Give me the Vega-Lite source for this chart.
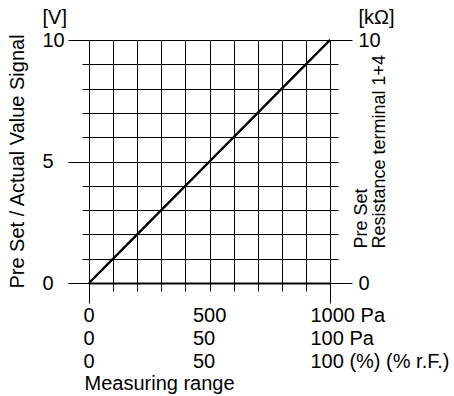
{
  "$schema": "https://vega.github.io/schema/vega-lite/v6.json",
  "width": 241,
  "height": 243,
  "autosize": {"type": "none"},
  "padding": {"left": 89, "top": 40, "right": 124, "bottom": 113},
  "background": "white",
  "config": {
    "font": "Liberation Sans",
    "view": {"stroke": null},
    "axis": {
      "labelFont": "Liberation Sans",
      "titleFont": "Liberation Sans",
      "labelColor": "black",
      "titleColor": "black",
      "tickColor": "black",
      "gridColor": "black",
      "gridOpacity": 1,
      "domainColor": "black",
      "labelFontSize": 20,
      "titleFontSize": 20,
      "titleFontWeight": "normal",
      "labelOverlap": false,
      "labelFlush": false,
      "labelBound": false
    }
  },
  "data": {"values": [
    {"range": 0, "signal": 0, "resistance": 0},
    {"range": 1000, "signal": 10, "resistance": 10}
  ]},
  "layer": [
    {
      "mark": {"type": "line", "color": "black", "strokeWidth": 2},
      "encoding": {
        "x": {
          "field": "range", "type": "quantitative",
          "scale": {"domain": [0, 1000], "nice": false, "zero": false},
          "axis": {
            "orient": "bottom",
            "values": [0, 100, 200, 300, 400, 500, 600, 700, 800, 900, 1000],
            "grid": true,
            "gridWidth": 1,
            "domainWidth": 2,
            "tickWidth": 1,
            "tickSize": {"condition": {"test": "datum.value == 0 || datum.value == 1000", "value": 20}, "value": 8},
            "labelExpr": "datum.value == 0 ? ['0', '0', '0'] : datum.value == 500 ? ['500', '50', '50'] : datum.value == 1000 ? ['1000 Pa', '100 Pa', '100 (%) (% r.F.)'] : ''",
            "labelAlign": "left",
            "labelBaseline": "top",
            "labelLineHeight": 23,
            "labelOffset": {"condition": [{"test": "datum.value == 0", "value": -6}, {"test": "datum.value == 500", "value": -17}], "value": -20},
            "labelPadding": {"condition": {"test": "datum.value == 500", "value": 14}, "value": 2},
            "title": "Measuring range",
            "titleAnchor": "start",
            "titleAlign": "left",
            "titleBaseline": "middle",
            "titleX": -5,
            "titleY": 100
          }
        },
        "y": {
          "field": "signal", "type": "quantitative",
          "scale": {"domain": [0, 10], "nice": false, "zero": false},
          "axis": {
            "orient": "left",
            "values": [0, 1, 2, 3, 4, 5, 6, 7, 8, 9, 10],
            "grid": true,
            "gridWidth": 1,
            "domain": false,
            "tickWidth": 1,
            "tickSize": {"condition": {"test": "datum.value % 5 == 0", "value": 21}, "value": 7},
            "labelExpr": "datum.value == 10 ? ['[V]', '10'] : datum.value % 5 == 0 ? datum.label : ''",
            "labelAlign": "left",
            "labelBaseline": "middle",
            "labelLineHeight": 23,
            "labelOffset": {"condition": {"test": "datum.value == 10", "value": -23}, "value": 0},
            "labelPadding": 26,
            "title": "Pre Set / Actual Value Signal",
            "titleAngle": 270,
            "titleAlign": "center",
            "titleBaseline": "middle",
            "titleX": -72,
            "titleY": 121
          }
        }
      }
    },
    {
      "mark": {"type": "line", "color": "black", "strokeWidth": 2},
      "encoding": {
        "x": {"field": "range", "type": "quantitative", "scale": {"domain": [0, 1000], "nice": false, "zero": false}, "axis": null},
        "y": {
          "field": "resistance", "type": "quantitative",
          "scale": {"domain": [0, 10], "nice": false, "zero": false},
          "axis": {
            "orient": "right",
            "values": [0, 1, 2, 3, 4, 5, 6, 7, 8, 9, 10],
            "grid": false,
            "domain": false,
            "tickWidth": 1,
            "tickSize": {"condition": {"test": "datum.value == 0 || datum.value == 10", "value": 22}, "value": 8},
            "labelExpr": "datum.value == 10 ? ['[kΩ]', '10'] : datum.value == 0 ? '0' : ''",
            "labelAlign": "left",
            "labelBaseline": "middle",
            "labelLineHeight": 23,
            "labelOffset": {"condition": {"test": "datum.value == 10", "value": -23}, "value": 0},
            "labelPadding": 6,
            "title": ["Pre Set", "Resistance terminal 1+4"],
            "titleFontSize": 18,
            "titleAngle": 270,
            "titleAlign": "left",
            "titleBaseline": "top",
            "titleLineHeight": 18,
            "titleX": 22,
            "titleY": 208
          }
        }
      }
    }
  ],
  "resolve": {"scale": {"y": "independent"}, "axis": {"x": "independent"}}
}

------------------------------------

WHAT THIS TASK INVOLVES ▸ All of the data above should be quoted exactly, except for the pictures.

RESPONSE ▸
Give me the Vega-Lite source for this chart.
{
  "$schema": "https://vega.github.io/schema/vega-lite/v6.json",
  "width": 241,
  "height": 243,
  "autosize": {"type": "none"},
  "padding": {"left": 89, "top": 40, "right": 124, "bottom": 113},
  "background": "white",
  "config": {
    "font": "Liberation Sans",
    "view": {"stroke": null},
    "axis": {
      "labelFont": "Liberation Sans",
      "titleFont": "Liberation Sans",
      "labelColor": "black",
      "titleColor": "black",
      "tickColor": "black",
      "gridColor": "black",
      "gridOpacity": 1,
      "domainColor": "black",
      "labelFontSize": 20,
      "titleFontSize": 20,
      "titleFontWeight": "normal",
      "labelOverlap": false,
      "labelFlush": false,
      "labelBound": false
    }
  },
  "data": {"values": [
    {"range": 0, "signal": 0, "resistance": 0},
    {"range": 1000, "signal": 10, "resistance": 10}
  ]},
  "layer": [
    {
      "mark": {"type": "line", "color": "black", "strokeWidth": 2},
      "encoding": {
        "x": {
          "field": "range", "type": "quantitative",
          "scale": {"domain": [0, 1000], "nice": false, "zero": false},
          "axis": {
            "orient": "bottom",
            "values": [0, 100, 200, 300, 400, 500, 600, 700, 800, 900, 1000],
            "grid": true,
            "gridWidth": 1,
            "domainWidth": 2,
            "tickWidth": 1,
            "tickSize": {"condition": {"test": "datum.value == 0 || datum.value == 1000", "value": 20}, "value": 8},
            "labelExpr": "datum.value == 0 ? ['0', '0', '0'] : datum.value == 500 ? ['500', '50', '50'] : datum.value == 1000 ? ['1000 Pa', '100 Pa', '100 (%) (% r.F.)'] : ''",
            "labelAlign": "left",
            "labelBaseline": "top",
            "labelLineHeight": 23,
            "labelOffset": {"condition": [{"test": "datum.value == 0", "value": -6}, {"test": "datum.value == 500", "value": -17}], "value": -20},
            "labelPadding": {"condition": {"test": "datum.value == 500", "value": 14}, "value": 2},
            "title": "Measuring range",
            "titleAnchor": "start",
            "titleAlign": "left",
            "titleBaseline": "middle",
            "titleX": -5,
            "titleY": 100
          }
        },
        "y": {
          "field": "signal", "type": "quantitative",
          "scale": {"domain": [0, 10], "nice": false, "zero": false},
          "axis": {
            "orient": "left",
            "values": [0, 1, 2, 3, 4, 5, 6, 7, 8, 9, 10],
            "grid": true,
            "gridWidth": 1,
            "domain": false,
            "tickWidth": 1,
            "tickSize": {"condition": {"test": "datum.value % 5 == 0", "value": 21}, "value": 7},
            "labelExpr": "datum.value == 10 ? ['[V]', '10'] : datum.value % 5 == 0 ? datum.label : ''",
            "labelAlign": "left",
            "labelBaseline": "middle",
            "labelLineHeight": 23,
            "labelOffset": {"condition": {"test": "datum.value == 10", "value": -23}, "value": 0},
            "labelPadding": 26,
            "title": "Pre Set / Actual Value Signal",
            "titleAngle": 270,
            "titleAlign": "center",
            "titleBaseline": "middle",
            "titleX": -72,
            "titleY": 121
          }
        }
      }
    },
    {
      "mark": {"type": "line", "color": "black", "strokeWidth": 2},
      "encoding": {
        "x": {"field": "range", "type": "quantitative", "scale": {"domain": [0, 1000], "nice": false, "zero": false}, "axis": null},
        "y": {
          "field": "resistance", "type": "quantitative",
          "scale": {"domain": [0, 10], "nice": false, "zero": false},
          "axis": {
            "orient": "right",
            "values": [0, 1, 2, 3, 4, 5, 6, 7, 8, 9, 10],
            "grid": false,
            "domain": false,
            "tickWidth": 1,
            "tickSize": {"condition": {"test": "datum.value == 0 || datum.value == 10", "value": 22}, "value": 8},
            "labelExpr": "datum.value == 10 ? ['[kΩ]', '10'] : datum.value == 0 ? '0' : ''",
            "labelAlign": "left",
            "labelBaseline": "middle",
            "labelLineHeight": 23,
            "labelOffset": {"condition": {"test": "datum.value == 10", "value": -23}, "value": 0},
            "labelPadding": 6,
            "title": ["Pre Set", "Resistance terminal 1+4"],
            "titleFontSize": 18,
            "titleAngle": 270,
            "titleAlign": "left",
            "titleBaseline": "top",
            "titleLineHeight": 18,
            "titleX": 22,
            "titleY": 208
          }
        }
      }
    }
  ],
  "resolve": {"scale": {"y": "independent"}, "axis": {"x": "independent"}}
}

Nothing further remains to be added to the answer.